▸ **MATERIAL PROVIDED**:
[start]

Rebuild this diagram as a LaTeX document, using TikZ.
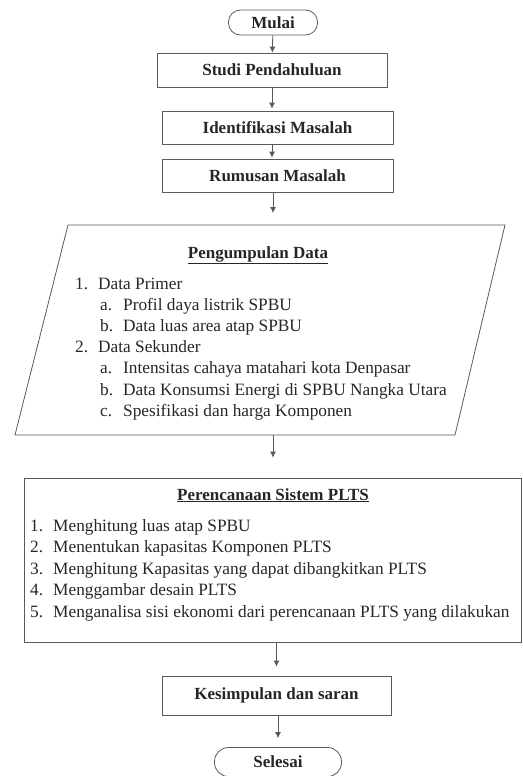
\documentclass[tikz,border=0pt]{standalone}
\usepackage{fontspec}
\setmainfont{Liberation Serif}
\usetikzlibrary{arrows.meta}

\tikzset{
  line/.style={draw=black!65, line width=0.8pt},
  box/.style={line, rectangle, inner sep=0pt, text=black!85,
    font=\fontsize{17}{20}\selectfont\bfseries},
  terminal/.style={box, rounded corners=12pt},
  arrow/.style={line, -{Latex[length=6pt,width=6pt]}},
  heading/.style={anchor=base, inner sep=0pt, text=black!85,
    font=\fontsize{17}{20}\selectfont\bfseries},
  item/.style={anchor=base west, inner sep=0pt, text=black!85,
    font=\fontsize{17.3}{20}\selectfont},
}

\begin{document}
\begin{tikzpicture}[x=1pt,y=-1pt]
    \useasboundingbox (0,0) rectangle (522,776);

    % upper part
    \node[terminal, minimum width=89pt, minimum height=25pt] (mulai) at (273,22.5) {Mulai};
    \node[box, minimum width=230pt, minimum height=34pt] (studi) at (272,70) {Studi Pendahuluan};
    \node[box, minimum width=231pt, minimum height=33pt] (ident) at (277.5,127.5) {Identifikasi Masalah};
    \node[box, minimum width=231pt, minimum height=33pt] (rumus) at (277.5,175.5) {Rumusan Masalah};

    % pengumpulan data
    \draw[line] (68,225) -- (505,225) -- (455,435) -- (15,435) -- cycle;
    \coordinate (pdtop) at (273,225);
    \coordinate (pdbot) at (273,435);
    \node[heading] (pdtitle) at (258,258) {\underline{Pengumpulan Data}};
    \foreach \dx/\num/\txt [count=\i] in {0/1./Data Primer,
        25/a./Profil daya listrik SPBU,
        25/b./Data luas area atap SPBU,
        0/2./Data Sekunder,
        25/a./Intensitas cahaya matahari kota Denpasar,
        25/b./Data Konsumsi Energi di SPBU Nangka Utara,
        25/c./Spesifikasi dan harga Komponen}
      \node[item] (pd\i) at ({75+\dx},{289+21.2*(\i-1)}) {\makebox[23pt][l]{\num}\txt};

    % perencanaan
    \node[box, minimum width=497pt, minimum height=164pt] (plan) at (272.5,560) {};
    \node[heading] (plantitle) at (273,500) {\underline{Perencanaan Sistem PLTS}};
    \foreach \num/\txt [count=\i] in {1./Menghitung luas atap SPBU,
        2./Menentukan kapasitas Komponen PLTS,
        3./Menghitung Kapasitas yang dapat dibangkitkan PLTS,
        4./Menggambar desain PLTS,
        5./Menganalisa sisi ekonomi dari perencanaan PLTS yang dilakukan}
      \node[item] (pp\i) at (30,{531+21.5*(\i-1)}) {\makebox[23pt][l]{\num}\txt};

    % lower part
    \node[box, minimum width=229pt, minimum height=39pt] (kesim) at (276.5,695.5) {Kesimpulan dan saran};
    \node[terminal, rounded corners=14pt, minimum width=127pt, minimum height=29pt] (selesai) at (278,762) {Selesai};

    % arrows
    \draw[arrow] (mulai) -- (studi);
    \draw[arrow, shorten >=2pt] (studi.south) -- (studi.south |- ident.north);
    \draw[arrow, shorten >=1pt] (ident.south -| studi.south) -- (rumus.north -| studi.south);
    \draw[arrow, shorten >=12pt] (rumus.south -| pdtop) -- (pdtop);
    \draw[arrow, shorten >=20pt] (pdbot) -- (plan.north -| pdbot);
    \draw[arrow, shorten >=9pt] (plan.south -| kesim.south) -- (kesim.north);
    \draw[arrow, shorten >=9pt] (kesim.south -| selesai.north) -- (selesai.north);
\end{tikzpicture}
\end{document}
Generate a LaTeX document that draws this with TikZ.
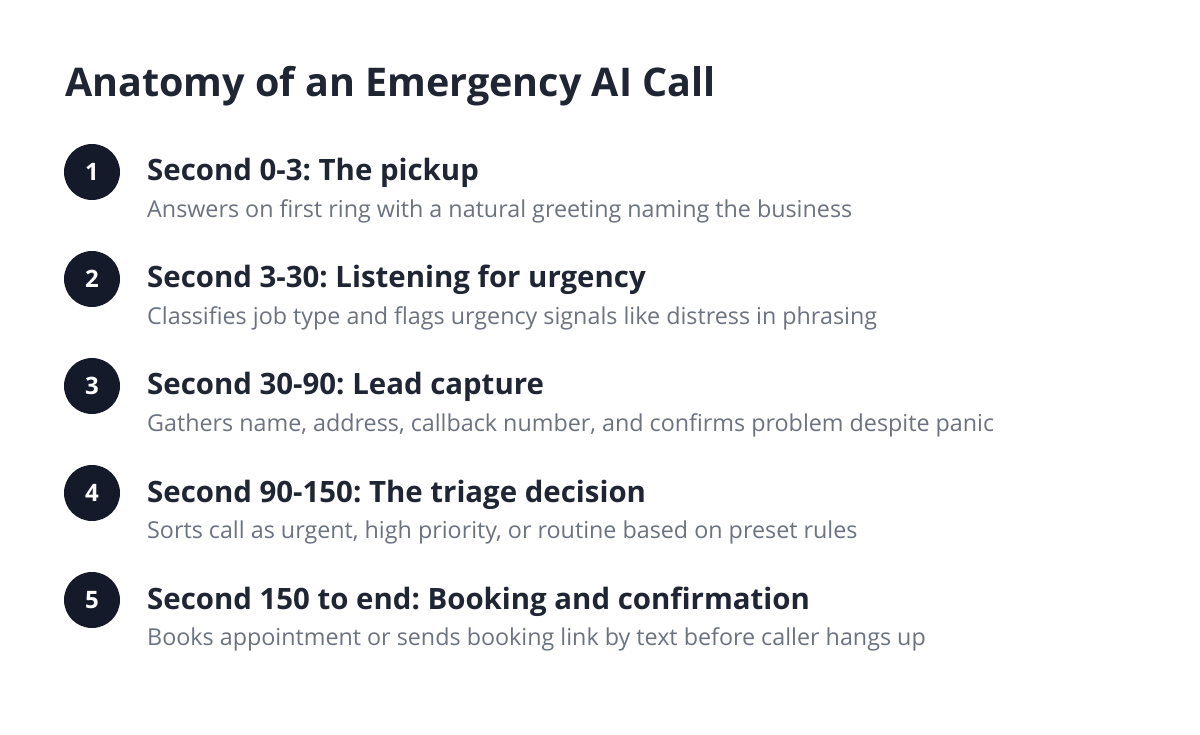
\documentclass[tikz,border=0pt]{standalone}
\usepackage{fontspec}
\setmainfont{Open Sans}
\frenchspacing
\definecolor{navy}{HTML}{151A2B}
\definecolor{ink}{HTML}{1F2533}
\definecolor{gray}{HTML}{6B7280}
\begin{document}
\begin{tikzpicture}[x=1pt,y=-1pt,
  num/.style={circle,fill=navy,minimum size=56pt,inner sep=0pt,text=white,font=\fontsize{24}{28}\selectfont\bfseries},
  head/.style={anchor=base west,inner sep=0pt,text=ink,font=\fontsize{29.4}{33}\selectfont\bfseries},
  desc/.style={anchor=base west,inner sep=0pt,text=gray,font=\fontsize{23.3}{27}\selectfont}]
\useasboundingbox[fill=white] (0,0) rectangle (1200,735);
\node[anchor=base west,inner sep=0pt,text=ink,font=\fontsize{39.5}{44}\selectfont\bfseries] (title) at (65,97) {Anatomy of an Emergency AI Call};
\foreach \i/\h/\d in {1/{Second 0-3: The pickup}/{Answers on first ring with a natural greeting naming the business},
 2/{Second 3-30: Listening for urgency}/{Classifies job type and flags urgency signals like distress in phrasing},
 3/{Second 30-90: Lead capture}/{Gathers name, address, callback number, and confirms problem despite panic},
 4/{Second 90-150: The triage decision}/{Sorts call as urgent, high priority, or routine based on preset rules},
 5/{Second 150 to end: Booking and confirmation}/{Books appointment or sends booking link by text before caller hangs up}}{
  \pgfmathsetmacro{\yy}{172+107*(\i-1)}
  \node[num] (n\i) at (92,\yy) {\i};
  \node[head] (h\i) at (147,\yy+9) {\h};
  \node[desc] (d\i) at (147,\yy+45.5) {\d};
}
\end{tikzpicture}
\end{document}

[end]

▸ **EXERCISE DESCRIPTION**: Exactly and only the lines from the top of the records down to the line containing "minimum height=33pt] (rumus)" should be transcribed, please, without the pictures.

▸ **EXERCISE RESULT**:
Rebuild this diagram as a LaTeX document, using TikZ.
\documentclass[tikz,border=0pt]{standalone}
\usepackage{fontspec}
\setmainfont{Liberation Serif}
\usetikzlibrary{arrows.meta}

\tikzset{
  line/.style={draw=black!65, line width=0.8pt},
  box/.style={line, rectangle, inner sep=0pt, text=black!85,
    font=\fontsize{17}{20}\selectfont\bfseries},
  terminal/.style={box, rounded corners=12pt},
  arrow/.style={line, -{Latex[length=6pt,width=6pt]}},
  heading/.style={anchor=base, inner sep=0pt, text=black!85,
    font=\fontsize{17}{20}\selectfont\bfseries},
  item/.style={anchor=base west, inner sep=0pt, text=black!85,
    font=\fontsize{17.3}{20}\selectfont},
}

\begin{document}
\begin{tikzpicture}[x=1pt,y=-1pt]
    \useasboundingbox (0,0) rectangle (522,776);

    % upper part
    \node[terminal, minimum width=89pt, minimum height=25pt] (mulai) at (273,22.5) {Mulai};
    \node[box, minimum width=230pt, minimum height=34pt] (studi) at (272,70) {Studi Pendahuluan};
    \node[box, minimum width=231pt, minimum height=33pt] (ident) at (277.5,127.5) {Identifikasi Masalah};
    \node[box, minimum width=231pt, minimum height=33pt] (rumus) at (277.5,175.5) {Rumusan Masalah};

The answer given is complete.